CAPE TOWN, South Africa -- The former commander of South Africa's most important military installation was sentenced today to life in prison for selling secrets to the Soviet Union for almost a decade.
Dieter Gerhardt, 48, one of South Africa's most senior military officers, was convicted Thursday of high treason and had faced a maximum penalty of death by hanging.
His Swiss-born wife, Ruth, 41, who was also convicted of high treason, was sentenced to 10 years imprisonment.
The German-born Gerhardt, former commander of the strategic Simonstown Naval base, was arrested last January and charged with selling military secrets to the Soviets since 1964.
The lengthy indictment included charges of establishing and maintaining a secret communications network with Soviet agents.
The Gerhardts' lawyers said they would appeal their convictions, the South African Broadcasting Corporation reported.
As commanding officer of Simonstown, near the vital Cape of Good Hope sea route used by NATO for two-thirds of its oil imports, Gerhardt had accessto sensitive information critical to Western defense planning, military sources said.
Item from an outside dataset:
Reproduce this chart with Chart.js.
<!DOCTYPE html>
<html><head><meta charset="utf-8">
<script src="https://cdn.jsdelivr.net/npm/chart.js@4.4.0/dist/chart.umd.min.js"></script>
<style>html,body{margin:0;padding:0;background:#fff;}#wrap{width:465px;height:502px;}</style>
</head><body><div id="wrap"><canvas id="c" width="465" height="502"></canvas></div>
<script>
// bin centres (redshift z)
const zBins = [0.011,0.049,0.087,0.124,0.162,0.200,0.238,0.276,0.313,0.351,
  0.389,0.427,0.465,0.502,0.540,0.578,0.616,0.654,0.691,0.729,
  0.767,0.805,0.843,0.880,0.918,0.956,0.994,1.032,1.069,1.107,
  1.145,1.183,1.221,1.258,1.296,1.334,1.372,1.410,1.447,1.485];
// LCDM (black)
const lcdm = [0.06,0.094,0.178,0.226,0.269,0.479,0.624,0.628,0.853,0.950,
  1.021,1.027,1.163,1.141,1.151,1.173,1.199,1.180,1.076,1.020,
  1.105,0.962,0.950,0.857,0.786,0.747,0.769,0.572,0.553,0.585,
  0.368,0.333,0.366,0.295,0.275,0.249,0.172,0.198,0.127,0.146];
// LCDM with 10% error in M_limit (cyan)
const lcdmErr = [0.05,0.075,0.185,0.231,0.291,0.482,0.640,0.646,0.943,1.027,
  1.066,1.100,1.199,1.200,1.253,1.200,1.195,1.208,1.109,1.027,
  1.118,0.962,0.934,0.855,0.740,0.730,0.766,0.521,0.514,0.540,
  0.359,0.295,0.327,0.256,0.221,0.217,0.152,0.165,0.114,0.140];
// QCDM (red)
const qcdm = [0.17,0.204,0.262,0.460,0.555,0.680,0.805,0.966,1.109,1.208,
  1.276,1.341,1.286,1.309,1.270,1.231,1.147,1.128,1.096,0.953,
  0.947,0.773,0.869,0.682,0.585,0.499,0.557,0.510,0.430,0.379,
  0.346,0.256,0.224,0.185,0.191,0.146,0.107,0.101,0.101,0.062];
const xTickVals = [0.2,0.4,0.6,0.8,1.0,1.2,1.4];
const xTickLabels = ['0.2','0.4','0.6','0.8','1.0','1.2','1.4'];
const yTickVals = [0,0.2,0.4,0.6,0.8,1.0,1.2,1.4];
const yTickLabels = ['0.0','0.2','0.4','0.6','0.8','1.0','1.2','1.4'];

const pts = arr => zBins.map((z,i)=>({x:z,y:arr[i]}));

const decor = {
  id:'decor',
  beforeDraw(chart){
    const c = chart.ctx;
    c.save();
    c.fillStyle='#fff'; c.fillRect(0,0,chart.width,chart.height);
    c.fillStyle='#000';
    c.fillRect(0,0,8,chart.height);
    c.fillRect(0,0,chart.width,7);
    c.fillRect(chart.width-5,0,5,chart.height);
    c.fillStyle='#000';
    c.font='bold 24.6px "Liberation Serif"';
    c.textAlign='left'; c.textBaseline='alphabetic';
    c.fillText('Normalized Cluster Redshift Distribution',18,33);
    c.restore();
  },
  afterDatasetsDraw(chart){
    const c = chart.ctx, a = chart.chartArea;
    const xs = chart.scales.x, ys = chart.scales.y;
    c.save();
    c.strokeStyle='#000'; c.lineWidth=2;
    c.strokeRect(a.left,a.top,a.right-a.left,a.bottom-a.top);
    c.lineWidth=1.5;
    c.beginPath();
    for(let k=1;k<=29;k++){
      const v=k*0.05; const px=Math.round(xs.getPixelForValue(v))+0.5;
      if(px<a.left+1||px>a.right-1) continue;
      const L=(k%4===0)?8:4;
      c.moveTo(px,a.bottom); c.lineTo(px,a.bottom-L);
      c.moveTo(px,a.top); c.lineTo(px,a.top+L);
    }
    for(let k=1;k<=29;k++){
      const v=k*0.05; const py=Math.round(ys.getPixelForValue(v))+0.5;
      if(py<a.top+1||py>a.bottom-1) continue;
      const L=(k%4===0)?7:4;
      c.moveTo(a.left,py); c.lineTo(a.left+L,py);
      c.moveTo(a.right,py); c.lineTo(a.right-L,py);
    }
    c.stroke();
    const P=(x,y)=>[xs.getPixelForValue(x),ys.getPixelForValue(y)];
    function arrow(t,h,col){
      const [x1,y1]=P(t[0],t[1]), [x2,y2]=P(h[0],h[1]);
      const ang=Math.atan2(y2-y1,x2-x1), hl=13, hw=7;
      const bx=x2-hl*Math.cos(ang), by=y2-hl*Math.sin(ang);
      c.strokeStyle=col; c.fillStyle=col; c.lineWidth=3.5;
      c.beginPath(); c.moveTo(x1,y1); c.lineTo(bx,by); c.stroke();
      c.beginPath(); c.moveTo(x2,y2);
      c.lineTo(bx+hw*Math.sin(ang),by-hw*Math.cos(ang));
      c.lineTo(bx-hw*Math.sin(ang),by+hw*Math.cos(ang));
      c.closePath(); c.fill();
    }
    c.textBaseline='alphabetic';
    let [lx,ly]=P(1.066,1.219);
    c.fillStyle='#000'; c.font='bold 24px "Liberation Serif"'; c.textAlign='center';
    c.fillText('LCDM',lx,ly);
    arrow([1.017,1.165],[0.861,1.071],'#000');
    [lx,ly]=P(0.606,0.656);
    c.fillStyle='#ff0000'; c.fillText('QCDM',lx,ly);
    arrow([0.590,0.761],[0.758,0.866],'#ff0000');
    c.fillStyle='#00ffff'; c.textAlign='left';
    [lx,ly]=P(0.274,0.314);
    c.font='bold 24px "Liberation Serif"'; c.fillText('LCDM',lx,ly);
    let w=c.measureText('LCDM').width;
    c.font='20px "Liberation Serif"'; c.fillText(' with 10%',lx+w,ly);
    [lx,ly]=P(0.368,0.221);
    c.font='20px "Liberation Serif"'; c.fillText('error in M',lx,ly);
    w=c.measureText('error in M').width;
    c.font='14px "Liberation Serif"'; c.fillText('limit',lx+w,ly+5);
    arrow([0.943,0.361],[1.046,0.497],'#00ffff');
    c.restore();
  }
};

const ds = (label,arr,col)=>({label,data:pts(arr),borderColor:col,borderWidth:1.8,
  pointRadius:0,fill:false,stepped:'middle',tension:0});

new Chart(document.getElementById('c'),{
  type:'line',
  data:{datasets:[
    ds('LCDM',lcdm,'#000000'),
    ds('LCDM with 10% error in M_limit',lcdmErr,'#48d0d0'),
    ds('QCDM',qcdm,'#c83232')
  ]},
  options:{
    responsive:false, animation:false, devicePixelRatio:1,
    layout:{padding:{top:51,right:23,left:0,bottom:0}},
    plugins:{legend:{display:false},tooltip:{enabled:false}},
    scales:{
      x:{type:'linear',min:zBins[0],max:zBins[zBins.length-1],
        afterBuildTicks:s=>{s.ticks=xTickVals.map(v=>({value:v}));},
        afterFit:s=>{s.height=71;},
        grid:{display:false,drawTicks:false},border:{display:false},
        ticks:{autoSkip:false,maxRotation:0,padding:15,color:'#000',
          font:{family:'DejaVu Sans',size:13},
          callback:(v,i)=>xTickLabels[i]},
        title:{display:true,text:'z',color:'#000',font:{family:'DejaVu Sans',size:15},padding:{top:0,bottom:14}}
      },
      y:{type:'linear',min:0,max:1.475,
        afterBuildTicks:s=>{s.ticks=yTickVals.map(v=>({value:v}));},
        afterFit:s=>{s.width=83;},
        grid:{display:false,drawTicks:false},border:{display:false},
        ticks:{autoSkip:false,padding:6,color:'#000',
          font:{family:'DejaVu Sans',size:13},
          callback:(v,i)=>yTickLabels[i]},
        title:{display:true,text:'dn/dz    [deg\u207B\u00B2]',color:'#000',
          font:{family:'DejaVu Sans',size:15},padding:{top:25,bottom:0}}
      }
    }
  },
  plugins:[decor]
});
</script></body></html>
'Such information would be damaging to the whole Western interests,' Admiral of the British Fleet, Lord Hill-Norton said in London.
The conviction of Gerhardt was the first of a serving South African officer since a citizens force captain was found guilty of high treason in 1914.
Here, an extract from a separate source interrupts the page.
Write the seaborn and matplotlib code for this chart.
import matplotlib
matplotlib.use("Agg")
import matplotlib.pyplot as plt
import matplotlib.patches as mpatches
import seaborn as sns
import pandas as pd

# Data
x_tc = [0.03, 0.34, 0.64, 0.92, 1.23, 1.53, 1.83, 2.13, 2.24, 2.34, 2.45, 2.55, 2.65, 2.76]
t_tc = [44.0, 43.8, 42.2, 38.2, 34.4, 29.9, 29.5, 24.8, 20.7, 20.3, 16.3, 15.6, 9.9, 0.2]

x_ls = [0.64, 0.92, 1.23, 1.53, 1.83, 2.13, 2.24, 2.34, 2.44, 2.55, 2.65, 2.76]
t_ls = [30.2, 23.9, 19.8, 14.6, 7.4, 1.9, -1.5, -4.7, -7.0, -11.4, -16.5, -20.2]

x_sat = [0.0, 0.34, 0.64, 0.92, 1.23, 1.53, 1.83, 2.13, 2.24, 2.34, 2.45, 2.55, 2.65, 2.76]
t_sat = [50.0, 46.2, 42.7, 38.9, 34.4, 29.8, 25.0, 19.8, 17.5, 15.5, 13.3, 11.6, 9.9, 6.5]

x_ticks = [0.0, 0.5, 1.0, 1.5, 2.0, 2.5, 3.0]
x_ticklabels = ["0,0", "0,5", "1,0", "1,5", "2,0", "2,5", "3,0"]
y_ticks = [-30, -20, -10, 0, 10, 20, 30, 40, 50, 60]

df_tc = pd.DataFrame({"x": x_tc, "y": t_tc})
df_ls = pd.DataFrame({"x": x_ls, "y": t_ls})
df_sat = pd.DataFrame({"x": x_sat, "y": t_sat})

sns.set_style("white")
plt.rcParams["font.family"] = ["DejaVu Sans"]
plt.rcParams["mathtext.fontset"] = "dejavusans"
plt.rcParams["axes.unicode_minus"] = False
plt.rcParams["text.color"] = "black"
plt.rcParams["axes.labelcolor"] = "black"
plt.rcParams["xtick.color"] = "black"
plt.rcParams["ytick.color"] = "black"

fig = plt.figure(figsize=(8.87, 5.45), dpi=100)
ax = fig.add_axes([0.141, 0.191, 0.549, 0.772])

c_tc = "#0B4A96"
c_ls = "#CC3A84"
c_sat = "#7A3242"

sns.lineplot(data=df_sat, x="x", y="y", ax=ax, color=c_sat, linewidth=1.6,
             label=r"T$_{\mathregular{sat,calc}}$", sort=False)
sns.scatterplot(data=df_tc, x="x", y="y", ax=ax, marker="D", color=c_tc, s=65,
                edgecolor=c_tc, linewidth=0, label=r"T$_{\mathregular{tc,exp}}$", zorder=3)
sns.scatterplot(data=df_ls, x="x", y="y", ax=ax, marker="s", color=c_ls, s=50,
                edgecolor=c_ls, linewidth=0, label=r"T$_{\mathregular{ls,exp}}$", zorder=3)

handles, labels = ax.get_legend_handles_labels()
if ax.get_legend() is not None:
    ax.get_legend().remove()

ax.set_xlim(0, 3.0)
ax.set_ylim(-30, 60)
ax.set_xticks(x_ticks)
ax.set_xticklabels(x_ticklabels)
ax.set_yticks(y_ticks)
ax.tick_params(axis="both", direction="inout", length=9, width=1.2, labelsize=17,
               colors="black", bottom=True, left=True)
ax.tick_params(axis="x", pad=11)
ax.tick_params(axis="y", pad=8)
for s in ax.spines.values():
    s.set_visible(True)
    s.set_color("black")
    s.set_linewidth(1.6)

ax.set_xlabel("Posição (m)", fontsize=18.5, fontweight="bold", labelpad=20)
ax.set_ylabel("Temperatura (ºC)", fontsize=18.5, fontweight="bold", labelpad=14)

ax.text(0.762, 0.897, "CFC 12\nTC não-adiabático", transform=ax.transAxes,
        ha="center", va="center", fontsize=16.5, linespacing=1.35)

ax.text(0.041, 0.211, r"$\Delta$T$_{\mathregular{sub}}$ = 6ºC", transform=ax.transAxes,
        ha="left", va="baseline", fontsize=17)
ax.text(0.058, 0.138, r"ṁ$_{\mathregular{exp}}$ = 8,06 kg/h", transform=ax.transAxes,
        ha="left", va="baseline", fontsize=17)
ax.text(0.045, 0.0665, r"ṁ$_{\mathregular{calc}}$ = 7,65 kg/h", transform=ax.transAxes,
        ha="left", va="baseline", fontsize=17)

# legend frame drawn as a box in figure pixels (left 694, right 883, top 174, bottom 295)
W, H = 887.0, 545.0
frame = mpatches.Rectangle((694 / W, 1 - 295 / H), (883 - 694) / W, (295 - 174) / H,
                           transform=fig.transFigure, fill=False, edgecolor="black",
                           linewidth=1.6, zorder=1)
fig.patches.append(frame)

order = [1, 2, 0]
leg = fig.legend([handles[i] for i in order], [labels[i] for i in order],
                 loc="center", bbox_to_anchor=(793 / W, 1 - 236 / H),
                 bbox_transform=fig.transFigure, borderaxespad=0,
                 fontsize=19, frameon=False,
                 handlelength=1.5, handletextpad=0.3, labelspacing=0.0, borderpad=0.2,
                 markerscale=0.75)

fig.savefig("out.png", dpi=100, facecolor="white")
Recent reports have linked Gerhardt with spying on the British Fleet during the Falklands War and relaying the information through Moscow to Argentina.
Reports also said he spied for the Soviets while serving as a South African naval attache in Britain in the 1960s. A member of Britain's Parliament this week asked Prime Minister Margaret Thatcher to determime whether Gerhardt's activities in Britain had compromised British security.
Sources also said Gerhardt was in a position to inform the Soviet Union on the top-secret Silvermine computer tracking system near Cape Town that monitors all shipping in the South Atlantic and the Indian Ocean.
Gerhardt claimed he served as a double agent for an unnamed country not hostile to South Africa. He said that country instructed him to supply information to the Soviets to gauge their interest in South Africa. He said he began supplying such information in 1964.
Mrs. Gerhardt said she at first believed her husband was engaged in counter-espionage for South Africa, but began to doubt this in 1980. She said she continued assisting him after he threatened her and her child with violence.